OPINION OF THE COURT
Per Curiam.Defendant appeals from an order of the Appellate Division, two Justices dissenting, which affirmed his conviction after a jury trial of criminal sale of a controlled substance in the third degree (Penal Law, § 220,39). At trial, the court refused defendant’s request to charge the jury on the agency defense on the ground that there was no reasonable view of the evidence from which the jury might conclude that, in engaging in the illicit transaction, defendant had acted solely as *503agent of the buyer. There should be a reversal and a new trial.
At trial, the essential testimony was furnished by the three principals to the transaction: undercover Officer Fargione, informant Bowe and the defendant. The People’s version of events, as related by Fargione and Bowe, was that the pair ventured to defendant’s apartment seeking to purchase one gram of cocaine as arranged earlier that day in a series of phone calls between defendant and Bowe. While Fargione waited in another room, defendant handed Bowe an envelope containing a white powder subsequently determined to contain cocaine. Bowe took some of the powder for himself and added kitchen flour supplied by defendant to the remainder before giving the package to the officer in the presence of defendant. Fargione then sought to hand defendant $125 for the drug, the price previously quoted by Bowe. Defendant rejected the tender, indicating that the money should be given to Bowe. The officer then gave the money to Bowe who immediately handed it to defendant in the officer’s presence.
Defendant’s version of the affair differed from that of Fargione and Bowe. Upon being importuned repeatedly by Bowe, defendant testified that he procured one gram of cocaine for $125 to accommodate his friend. When Bowe arrived at his apartment in the company of Fargione, defendant became concerned about the latter’s presence and dealt with Bowe alone while the officer waited in another room.
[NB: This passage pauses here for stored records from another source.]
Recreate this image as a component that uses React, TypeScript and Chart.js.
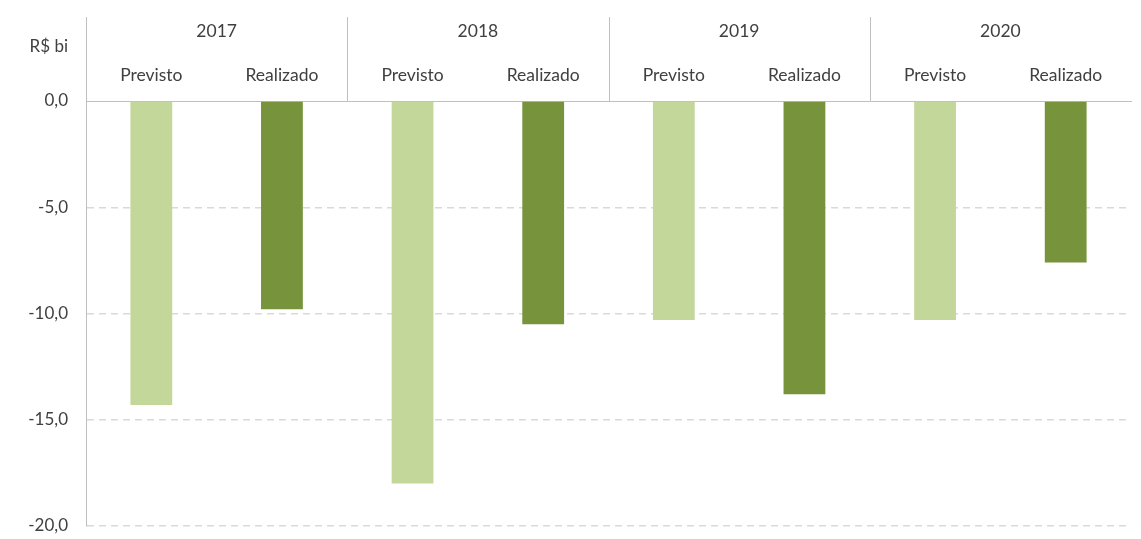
import React, { useEffect, useRef } from "react";
import { Chart, registerables } from "chart.js";

Chart.register(...registerables);

const years = ["2017", "2018", "2019", "2020"];
const seriesNames = ["Previsto", "Realizado"];
const previsto = [-14.3, -18.0, -10.3, -10.3];
const realizado = [-9.8, -10.5, -13.8, -7.6];
const yMin = -20;
const yMax = 0;
const yStep = 5;
const unitLabel = "R$ bi";

const lightGreen = "#C4D79B";
const darkGreen = "#77933C";
const textColor = "#404040";
const FONT = "Lato";

export default function App() {
  const ref = useRef<HTMLCanvasElement | null>(null);

  useEffect(() => {
    if (!ref.current) return;
    const labels: string[] = [];
    const values: number[] = [];
    const colors: string[] = [];
    years.forEach((_, i) => {
      labels.push(seriesNames[0]);
      values.push(previsto[i]);
      colors.push(lightGreen);
      labels.push(seriesNames[1]);
      values.push(realizado[i]);
      colors.push(darkGreen);
    });

    const headerPlugin = {
      id: "header",
      afterDraw(chart: any) {
        const { ctx, chartArea } = chart;
        const w = (chartArea.right - chartArea.left) / years.length;
        ctx.save();
        ctx.strokeStyle = "#BFBFBF";
        ctx.lineWidth = 1;
        for (let i = 0; i < years.length; i++) {
          const x = Math.round(chartArea.left + i * w) + 0.5;
          ctx.beginPath();
          ctx.moveTo(x, 17);
          ctx.lineTo(x, chartArea.top);
          ctx.stroke();
        }
        ctx.fillStyle = textColor;
        ctx.font = `17px ${FONT}`;
        ctx.textAlign = "right";
        ctx.textBaseline = "middle";
        ctx.fillText(unitLabel, 68, 47);
        ctx.restore();
      },
    };

    const chart = new Chart(ref.current, {
      type: "bar",
      data: {
        labels,
        datasets: [
          {
            data: values,
            backgroundColor: colors,
            borderWidth: 0,
            barPercentage: 0.32,
            categoryPercentage: 1,
          },
        ],
      },
      options: {
        responsive: false,
        animation: false,
        layout: { padding: { top: 10, right: 10, bottom: 13, left: 0 } },
        plugins: { legend: { display: false }, tooltip: { enabled: false } },
        scales: {
          x: {
            type: "category",
            position: "top",
            weight: 0,
            offset: true,
            grid: { display: false },
            border: { display: true, color: "#BFBFBF", width: 1 },
            ticks: {
              color: textColor,
              font: { family: FONT, size: 17.5 },
              padding: 7,
              maxRotation: 0,
              autoSkip: false,
            },
            afterFit: (s: any) => {
              s.height = 51;
            },
          },
          x2: {
            type: "category",
            position: "top",
            weight: 1,
            labels: years,
            offset: true,
            grid: { display: false },
            border: { display: false },
            ticks: {
              color: textColor,
              font: { family: FONT, size: 17.5 },
              padding: 0,
              maxRotation: 0,
              autoSkip: false,
            },
            afterFit: (s: any) => {
              s.height = 40;
            },
          },
          y: {
            min: yMin,
            max: yMax,
            ticks: {
              stepSize: yStep,
              color: textColor,
              font: { family: FONT, size: 17 },
              padding: 18,
              callback: (v: any) => Number(v).toFixed(1).replace(".", ","),
            },
            grid: {
              drawTicks: false,
              color: (c: any) => (c.tick && c.tick.value === 0 ? "rgba(0,0,0,0)" : "#D9D9D9"),
              lineWidth: 1.5,
            },
            border: { display: true, color: "#BFBFBF", width: 1, dash: [7, 5] },
            afterFit: (s: any) => {
              s.width = 86;
              s.paddingTop = 0;
              s.paddingBottom = 0;
            },
          },
        },
      },
      plugins: [headerPlugin],
    });
    return () => chart.destroy();
  }, []);

  return (
    <div style={{ position: "fixed", left: 0, top: 0, width: 1141, height: 539, background: "#fff" }}>
      <canvas ref={ref} width={1141} height={539} />
    </div>
  );
}
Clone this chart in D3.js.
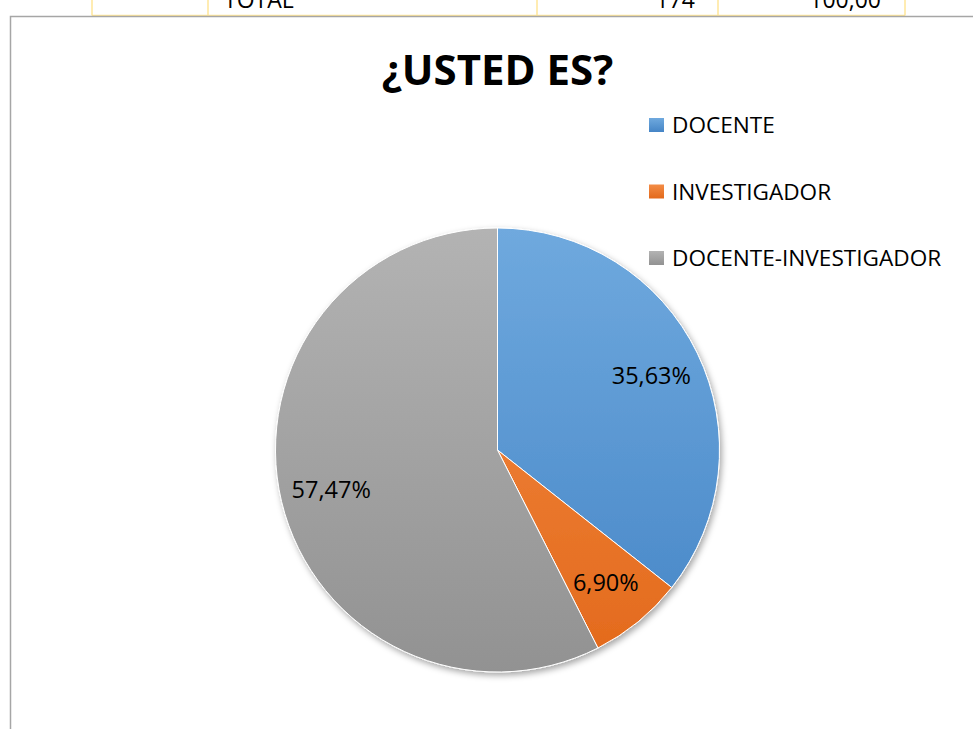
<!DOCTYPE html>
<html><head><meta charset="utf-8">
<script src="https://cdn.jsdelivr.net/npm/d3@7"></script>
<style>body{margin:0;background:#fff;}svg{display:block;}</style>
</head><body>
<svg id="c" width="973" height="729"></svg>
<script>
const categories = ["DOCENTE", "INVESTIGADOR", "DOCENTE-INVESTIGADOR"];
const values = [62, 12, 100];
const labels = ["35,63%", "6,90%", "57,47%"];
const title = "¿USTED ES?";
const tableRow = ["TOTAL", "174", "100,00"];
const colorsTop = ["#6fa9de", "#f38c46", "#b3b3b3"];
const colorsBottom = ["#4585c6", "#e3691b", "#929292"];

const svg = d3.select("#c");
const font = "'Open Sans', 'Noto Sans', sans-serif";

// partial table above
const tb = svg.append("g");
const xs = [92, 208, 537, 718, 905];
xs.forEach(x => tb.append("line").attr("x1", x).attr("x2", x).attr("y1", 0).attr("y2", 15.5).attr("stroke", "#ffe699").attr("stroke-width", 1.5));
tb.append("line").attr("x1", 92).attr("x2", 905).attr("y1", 15.5).attr("y2", 15.5).attr("stroke", "#ffe699").attr("stroke-width", 1.5);
tb.append("text").attr("x", 224).attr("y", 8).attr("font-family", font).attr("font-size", 23).text(tableRow[0]);
tb.append("text").attr("x", 695).attr("y", 8).attr("text-anchor", "end").attr("font-family", font).attr("font-size", 23).text(tableRow[1]);
tb.append("text").attr("x", 881).attr("y", 8).attr("text-anchor", "end").attr("font-family", font).attr("font-size", 23).text(tableRow[2]);

// chart frame
svg.append("path").attr("d", "M10.5,729 L10.5,16.5 L973,16.5").attr("fill", "none").attr("stroke", "#a6a6a6").attr("stroke-width", 1.5);

// title
svg.append("text").attr("x", 497.5).attr("y", 85).attr("text-anchor", "middle")
  .attr("font-family", font).attr("font-weight", "bold").attr("font-size", 42).text(title);

const cx = 497.5, cy = 450, r = 222;
const defs = svg.append("defs");
categories.forEach((c, i) => {
  const g = defs.append("linearGradient").attr("id", "g" + i).attr("gradientUnits", "userSpaceOnUse")
    .attr("x1", 0).attr("y1", -r).attr("x2", 0).attr("y2", r);
  g.append("stop").attr("offset", "0").attr("stop-color", colorsTop[i]);
  g.append("stop").attr("offset", "1").attr("stop-color", colorsBottom[i]);
  const lgd = defs.append("linearGradient").attr("id", "lg" + i).attr("x1", 0).attr("y1", 0).attr("x2", 0).attr("y2", 1);
  lgd.append("stop").attr("offset", "0").attr("stop-color", colorsTop[i]);
  lgd.append("stop").attr("offset", "1").attr("stop-color", colorsBottom[i]);
});
const f = defs.append("filter").attr("id", "sh").attr("x", "-20%").attr("y", "-20%").attr("width", "140%").attr("height", "140%");
f.append("feDropShadow").attr("dx", 2).attr("dy", 3).attr("stdDeviation", 3).attr("flood-color", "#000").attr("flood-opacity", 0.35);

const pie = d3.pie().sort(null).value(d => d)(values);
const arc = d3.arc().innerRadius(0).outerRadius(r);
const pg = svg.append("g").attr("transform", `translate(${cx},${cy})`);
pg.append("g").attr("filter", "url(#sh)").selectAll("path").data(pie).join("path")
  .attr("d", arc).attr("fill", (d, i) => `url(#g${i})`)
  .attr("stroke", "#fff").attr("stroke-width", 1);

const labelArc = d3.arc().innerRadius(r * 0.77).outerRadius(r * 0.77);
pg.selectAll("text.lab").data(pie).join("text").attr("class", "lab")
  .attr("transform", d => { const p = labelArc.centroid(d); return `translate(${p[0]},${p[1]})`; })
  .attr("text-anchor", "middle").attr("dy", "0.36em")
  .attr("font-family", font).attr("font-size", 23.5).attr("fill", "#000")
  .text((d, i) => labels[i]);

// legend
const lg = svg.append("g").attr("transform", "translate(649,118)");
categories.forEach((c, i) => {
  const y = i * 66.5;
  lg.append("rect").attr("x", 0).attr("y", y).attr("width", 15).attr("height", 14).attr("fill", `url(#lg${i})`);
  lg.append("text").attr("x", 23).attr("y", y + 15).attr("font-family", font).attr("font-size", 22.6).attr("fill", "#000").text(c);
});
</script>
</body></html>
He observed Bowe take some of the cocaine for himself, add flour to the remainder, whereupon he accepted $125 from Bowe in the absence of Fargione. Defendant related that this was the first time he had procured cocaine for another and that he made no profit and had no interest in the transaction.
The scope and ramifications of the agency defense have been fully discussed elsewhere and merit no repetition here (People v Argibay, 45 NY2d 45; People v Sierra, 45 NY2d 56; People v Lam Lek Chong, 45 NY2d 64; People v Roche, 45 NY2d 78; People v McLeod, 45 NY2d 95). For present purposes it suffices to note only that, in a prosecution for the sale of a controlled substance, a person who acts solely to accommodate the buyer acts as the alter ego of the recipient. Since the Penal Law does not impose criminal sanctions for the mere purchase of narcotics, the agent is held to the same degree of criminal liability as his principal from whom culpability is derived. Thus, where there is some reasonable view of *504the evidence which lends support to the claim that the defendant acted as an instrumentality of the buyer, upon a timely request, the court should instruct the jury on the agency defense.
In this case, failure to grant defendant’s timely request to charge agency constitutes reversible error. Defendant’s testimony raised the question of whether he simply purchased and delivered a small quantity of drugs solely to accommodate a friend without any commercial interest in promoting the transaction — the quintessential agency relationship (People v Argibay, supra; People v Roche, supra). That the drugs were subsequently transferred from Bowe to Fargione does not detract from this conclusion, for under defendant’s version of the facts, the two transfers were discrete transactions (see People v Roche, supra [where quantity of drugs sold lead inevitably to conclusion that they would be resold did not preclude use of agency defense]).
Nor is it material that the indictment charged defendant with selling the drugs to Fargione, not Bowe. Quite simply, the corpus delicti of the crime charged was the transfer of a controlled substance (Penal Law, § 220.00, subd 1); the person to whom that substance was transferred was immaterial to this conviction (see People v Cunningham, 48 NY2d 938, 940-941). True, as the dissent indicates, the indictment charged a sale to Fargione rather than to Bowe — at a specific time, date and place. However, the "[unassailable notions of due process and fundamental fairness” mentioned in the dissent did not prevent defendant from claiming a defense of agency based on proof contrary to the facts charged in the indictment, particularly where the person to whom the sale was allegedly made was not a material element of the crime charged (see, also, People v La Marca, 3 NY2d 452, 458-459). In these circumstances, given the admission by defendant of the transfer to Bowe, failure to charge agency was tantamount to a ruling that the transfer constituted a sale as a matter of law without putting the People to their burden of disproving an agency relationship. If, as claimed by defendant, he engaged in the transaction in the absence of malevolent motive to accommodate Bowe, he had no interest in the subsequent sale to Fargione. The People may not be permitted to deprive a defendant of the benefit of the agency defense by the simple expedient of charging him with a criminal sale to whomever might ultimately obtain the drugs.
*505For these reasons, the order of the Appellate Division should be reversed and a new trial ordered.